Desirable SC characteristics for a regulator (as opposed to a licensee) are discussed on pp. 40-42.  That may seem substantial but it’s all pulled from a different 2016 NEA publication, “The Safety Culture of an Effective Nuclear Regulatory Body,” which we reviewed on Feb. 10, 2016.  That publication had one point worth repeating here, viz., the regulator, in its efforts to promote and ensure safety, should think holistically about the overall regulator-licensee- socio-technical-legal-political system in terms of causes and effects, feedback loops and overall system performance. 

Our Perspective

This report may be a decent high-level summary of activities undertaken around the world but it is not sufficiently detailed to provide guidance and it certainly contains no original analysis.  The report does include a respectable list of Fukushima-related references.

Many of the actions, initiatives and activities described in the report are cited multiple times, creating the impression of more content than actually exists.  For example, the quote above from p. 11 is repeated, in whole or in part, in at least four other places.

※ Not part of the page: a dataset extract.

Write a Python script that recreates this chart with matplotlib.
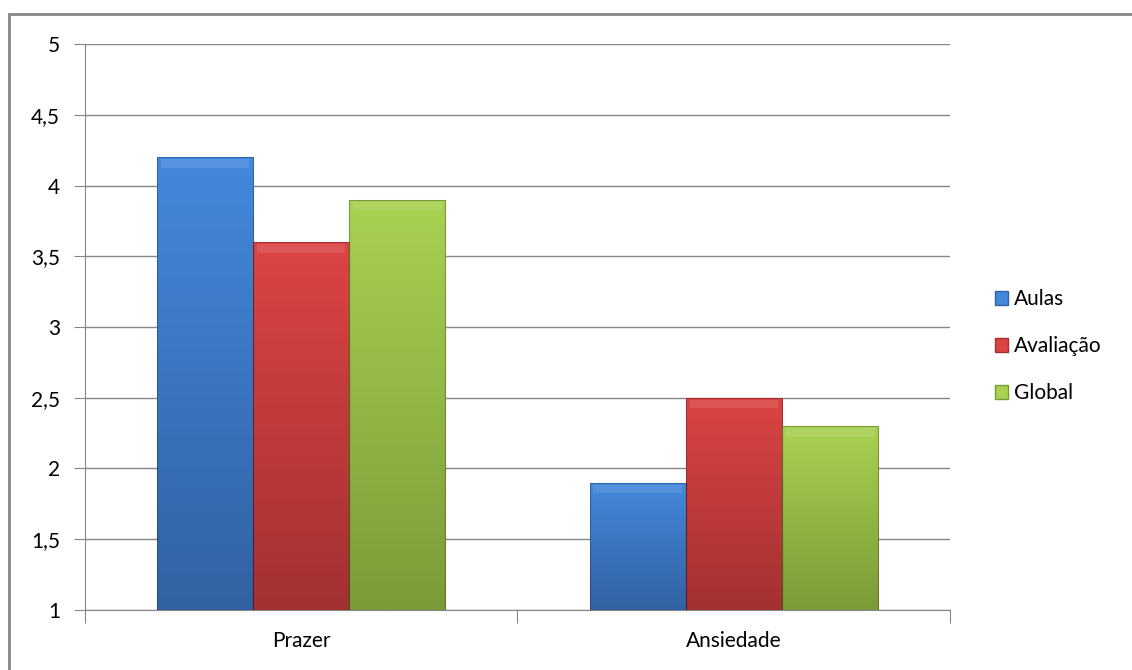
import numpy as np
import matplotlib.pyplot as plt
from matplotlib.patches import Rectangle, Patch
from matplotlib.colors import LinearSegmentedColormap

# data
categories = ['Prazer', 'Ansiedade']
series = ['Aulas', 'Avaliação', 'Global']
aulas = [4.2, 1.9]
avaliacao = [3.6, 2.5]
global_ = [3.9, 2.3]
y_ticks = [1, 1.5, 2, 2.5, 3, 3.5, 4, 4.5, 5]
y_labels = ['1', '1,5', '2', '2,5', '3', '3,5', '4', '4,5', '5']

values = [aulas, avaliacao, global_]
# (top, bottom) colours of the gradient in each bar
shades = [('#4488dc', '#3262a3'), ('#dc4444', '#a33131'), ('#a9d151', '#7b9b38')]

plt.rcParams['font.family'] = ['Lato', 'DejaVu Sans']

fig = plt.figure(figsize=(11.32, 6.70), dpi=100)
ax = fig.add_axes([0.0751, 0.0896, 0.7641, 0.8447])

x = np.arange(len(categories))
width = 1 / 4.5
for i, (vals, (top, bot)) in enumerate(zip(values, shades)):
    pos = x + (i - 1) * width
    bars = ax.bar(pos, np.array(vals) - 1, width, bottom=1, color=bot,
                  edgecolor='none', zorder=3, label=series[i])
    cmap = LinearSegmentedColormap.from_list('g', [bot, top])
    for b in bars:
        x0, y0 = b.get_x(), b.get_y()
        w, h = b.get_width(), b.get_height()
        grad = np.linspace(0, 1, 256).reshape(-1, 1)
        im = ax.imshow(grad, cmap=cmap, origin='lower', aspect='auto',
                       extent=[x0, x0 + w, y0, y0 + h], zorder=4)
        im.set_clip_path(b)
        # bevel strip on top
        ax.add_patch(Rectangle((x0 + w * 0.04, y0 + h - 0.075), w * 0.92, 0.06,
                               facecolor='white', alpha=0.10, edgecolor='none', zorder=5))
        ax.add_patch(Rectangle((x0, y0), w, h, facecolor='none',
                               edgecolor='#00000040', lw=0.8, zorder=6))

ax.set_xlim(-0.5, 1.5)
ax.set_ylim(1, 5)
ax.set_yticks(y_ticks)
ax.set_yticklabels(y_labels)
ax.set_xticks([-0.5, 0.5, 1.5])
ax.set_xticklabels([])
ax.set_xticks(x, minor=True)
ax.set_xticklabels(categories, minor=True)
ax.tick_params(axis='x', which='minor', length=0, pad=15, labelsize=15)
ax.tick_params(axis='x', which='major', direction='out', length=9, color='#868686')
ax.tick_params(axis='y', direction='out', length=8, color='#868686', pad=10, labelsize=15)
ax.grid(axis='y', color='#868686', lw=1, zorder=0)
for s in ['top', 'right']:
    ax.spines[s].set_visible(False)
for s in ['left', 'bottom']:
    ax.spines[s].set_color('#868686')

handles = [Patch(facecolor=t, edgecolor=b) for t, b in shades]
fig.legend(handles, series, loc='center left', bbox_to_anchor=(0.862, 0.483),
           frameon=False, fontsize=15, handlelength=0.65, handleheight=0.65,
           handletextpad=0.3, labelspacing=1.3)

# outer chart border
fig.patches.append(Rectangle((9 / 1132, -0.1), 1.2, 1.1 - 14 / 670, transform=fig.transFigure,
                             facecolor='none', edgecolor='#868686', lw=2))

fig.savefig('out.png', dpi=100)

If the NEA were a person, we’d characterize it as an “empty suit.”  While the summaries of and excerpts from the references, meetings, etc. are satisfactory, the NEA-authored top-level observations are often pro-nuclear cheerleading or just plain blather, e.g., “NEA member countries have continued to take appropriate actions to maintain and enhance the level of safety at their nuclear facilities, and thus nuclear power plants are safer now because of actions taken since the accident.  Ensuring safety is a continual process, . . .” (p. 11)**

*  Nuclear Energy Agency, “Five Years after the Fukushima Daiichi Accident: Nuclear Safety Improvements and Lessons Learnt,” NEA No. 7284 (2016).  The NEA is an arm of the Organisation for Economic Co-operation and Development (OECD).  This report builds on a 2013 report, “The Fukushima Daiichi Nuclear Power Plant Accident: OECD/NEA Nuclear Safety Response and Lessons Learnt.”

**  As a catty aside, the reputation of the NEA’s relatively new Director-General doesn’t exactly contribute to the agency’s respectability, his having been called “a treacherous, miserable liar,” “first-class rat” and “a tool of the nuclear industry” by an influential U.S. Senator during a 2012 Huffington Post interview.  At that time, the Director-General was a U.S. Nuclear Regulatory Commissioner.